What the task asks: Leave the pictures out. Return all other data exactly.
********
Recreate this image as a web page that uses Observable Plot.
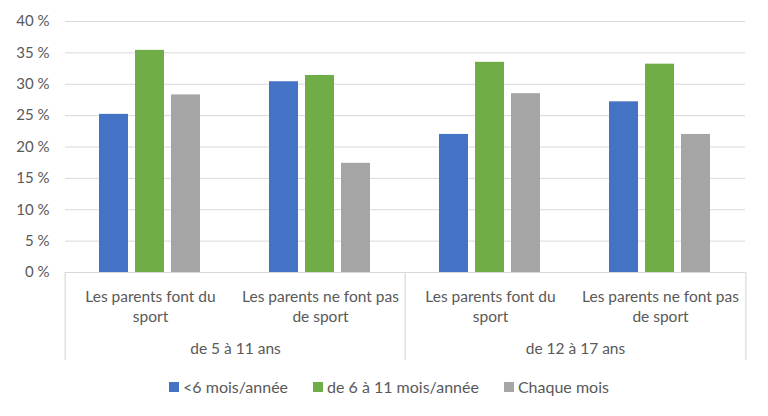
<!DOCTYPE html>
<html><head><meta charset="utf-8">
<script src="https://cdn.jsdelivr.net/npm/d3@7"></script>
<script src="https://cdn.jsdelivr.net/npm/@observablehq/plot@0.6"></script>
<style>
body{margin:0;background:#fff;font-family:Lato, sans-serif;}
.lg-swatch:not(:last-child){margin-right:25px;}
.lg-swatch:last-child{margin-right:0;}
.lg-swatch svg{margin-right:4px;}
</style></head><body><div id="chart"></div>
<script>
const groups = ["de 5 à 11 ans", "de 12 à 17 ans"];
const categories = ["Les parents font du\nsport", "Les parents ne font pas\nde sport"];
const series = ["<6 mois/année", "de 6 à 11 mois/année", "Chaque mois"];
const colors = ["#4472C4", "#70AD47", "#A5A5A5"];
const lessThan6 = [25.2, 30.4, 22.0, 27.2];
const sixToEleven = [35.4, 31.4, 33.5, 33.2];
const everyMonth = [28.3, 17.4, 28.5, 22.0];
const yTicks = [0, 5, 10, 15, 20, 25, 30, 35, 40];

const W = 768, H = 370, mt = 21, mb = 98, ml = 63, mr = 22;
const slots = groups.flatMap(g => categories.map(c => ({group: g, category: c, key: g + "|" + c})));
const values = [lessThan6, sixToEleven, everyMonth];
const data = slots.flatMap((s, i) => series.map((name, j) => ({key: s.key, series: name, value: values[j][i]})));
const facetW = (W - ml - mr) / slots.length;
const frameH = H - mt - mb;
const firstOfGroup = groups.map(g => slots.find(s => s.group === g));
const lastSlot = slots[slots.length - 1];
const grid = "#d9d9d9", ink = "#595959";
const fs = 15.5;

const chart = Plot.plot({
  width: W, height: H, marginTop: mt, marginBottom: mb, marginLeft: ml, marginRight: mr,
  style: {fontFamily: "Lato, sans-serif", fontSize: fs + "px", color: ink, background: "#fff"},
  fx: {domain: slots.map(s => s.key), padding: 0, axis: null},
  x: {domain: series, paddingInner: 0.19, paddingOuter: 0.9, axis: null},
  y: {domain: [0, 40], axis: null},
  color: {domain: series, range: colors},
  marks: [
    Plot.ruleY(yTicks, {stroke: grid, strokeWidth: 1}),
    Plot.axisY(yTicks, {tickSize: 0, tickPadding: 16, tickFormat: d => d + "\u202F%", fill: ink, fontSize: 15, label: null}),
    Plot.barY(data, {fx: "key", x: "series", y: "value", fill: "series"}),
    Plot.text(slots, {fx: "key", text: "category", frameAnchor: "bottom", lineAnchor: "middle", dy: 33, lineHeight: 1.29, fill: ink, fontSize: fs}),
    Plot.text(firstOfGroup, {fx: "key", text: "group", frameAnchor: "bottom-right", textAnchor: "middle", lineAnchor: "middle", dy: 77, fill: ink, fontSize: fs}),
    Plot.ruleX(firstOfGroup, {fx: "key", x: null, dx: -facetW / 2, insetTop: frameH, insetBottom: -88, stroke: grid, strokeWidth: 1.2}),
    Plot.ruleX([lastSlot], {fx: "key", x: null, dx: facetW / 2, insetTop: frameH, insetBottom: -88, stroke: grid, strokeWidth: 1.2})
  ]
});
document.getElementById("chart").appendChild(chart);

const legend = Plot.legend({
  color: {domain: series, range: colors},
  swatchSize: 10, className: "lg",
  style: {fontFamily: "Lato, sans-serif", fontSize: "16px", color: ink}
});
legend.style.justifyContent = "center";
legend.style.boxSizing = "border-box";
legend.style.width = W + "px";
legend.style.paddingLeft = "10px";
legend.style.marginTop = "0px";
document.getElementById("chart").appendChild(legend);
</script></body></html>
********
Written answer:
Recreate this image as a web page that uses Observable Plot.
<!DOCTYPE html>
<html><head><meta charset="utf-8">
<script src="https://cdn.jsdelivr.net/npm/d3@7"></script>
<script src="https://cdn.jsdelivr.net/npm/@observablehq/plot@0.6"></script>
<style>
body{margin:0;background:#fff;font-family:Lato, sans-serif;}
.lg-swatch:not(:last-child){margin-right:25px;}
.lg-swatch:last-child{margin-right:0;}
.lg-swatch svg{margin-right:4px;}
</style></head><body><div id="chart"></div>
<script>
const groups = ["de 5 à 11 ans", "de 12 à 17 ans"];
const categories = ["Les parents font du\nsport", "Les parents ne font pas\nde sport"];
const series = ["<6 mois/année", "de 6 à 11 mois/année", "Chaque mois"];
const colors = ["#4472C4", "#70AD47", "#A5A5A5"];
const lessThan6 = [25.2, 30.4, 22.0, 27.2];
const sixToEleven = [35.4, 31.4, 33.5, 33.2];
const everyMonth = [28.3, 17.4, 28.5, 22.0];
const yTicks = [0, 5, 10, 15, 20, 25, 30, 35, 40];

const W = 768, H = 370, mt = 21, mb = 98, ml = 63, mr = 22;
const slots = groups.flatMap(g => categories.map(c => ({group: g, category: c, key: g + "|" + c})));
const values = [lessThan6, sixToEleven, everyMonth];
const data = slots.flatMap((s, i) => series.map((name, j) => ({key: s.key, series: name, value: values[j][i]})));
const facetW = (W - ml - mr) / slots.length;
const frameH = H - mt - mb;
const firstOfGroup = groups.map(g => slots.find(s => s.group === g));
const lastSlot = slots[slots.length - 1];
const grid = "#d9d9d9", ink = "#595959";
const fs = 15.5;

const chart = Plot.plot({
  width: W, height: H, marginTop: mt, marginBottom: mb, marginLeft: ml, marginRight: mr,
  style: {fontFamily: "Lato, sans-serif", fontSize: fs + "px", color: ink, background: "#fff"},
  fx: {domain: slots.map(s => s.key), padding: 0, axis: null},
  x: {domain: series, paddingInner: 0.19, paddingOuter: 0.9, axis: null},
  y: {domain: [0, 40], axis: null},
  color: {domain: series, range: colors},
  marks: [
    Plot.ruleY(yTicks, {stroke: grid, strokeWidth: 1}),
    Plot.axisY(yTicks, {tickSize: 0, tickPadding: 16, tickFormat: d => d + "\u202F%", fill: ink, fontSize: 15, label: null}),
    Plot.barY(data, {fx: "key", x: "series", y: "value", fill: "series"}),
    Plot.text(slots, {fx: "key", text: "category", frameAnchor: "bottom", lineAnchor: "middle", dy: 33, lineHeight: 1.29, fill: ink, fontSize: fs}),
    Plot.text(firstOfGroup, {fx: "key", text: "group", frameAnchor: "bottom-right", textAnchor: "middle", lineAnchor: "middle", dy: 77, fill: ink, fontSize: fs}),
    Plot.ruleX(firstOfGroup, {fx: "key", x: null, dx: -facetW / 2, insetTop: frameH, insetBottom: -88, stroke: grid, strokeWidth: 1.2}),
    Plot.ruleX([lastSlot], {fx: "key", x: null, dx: facetW / 2, insetTop: frameH, insetBottom: -88, stroke: grid, strokeWidth: 1.2})
  ]
});
document.getElementById("chart").appendChild(chart);

const legend = Plot.legend({
  color: {domain: series, range: colors},
  swatchSize: 10, className: "lg",
  style: {fontFamily: "Lato, sans-serif", fontSize: "16px", color: ink}
});
legend.style.justifyContent = "center";
legend.style.boxSizing = "border-box";
legend.style.width = W + "px";
legend.style.paddingLeft = "10px";
legend.style.marginTop = "0px";
document.getElementById("chart").appendChild(legend);
</script></body></html>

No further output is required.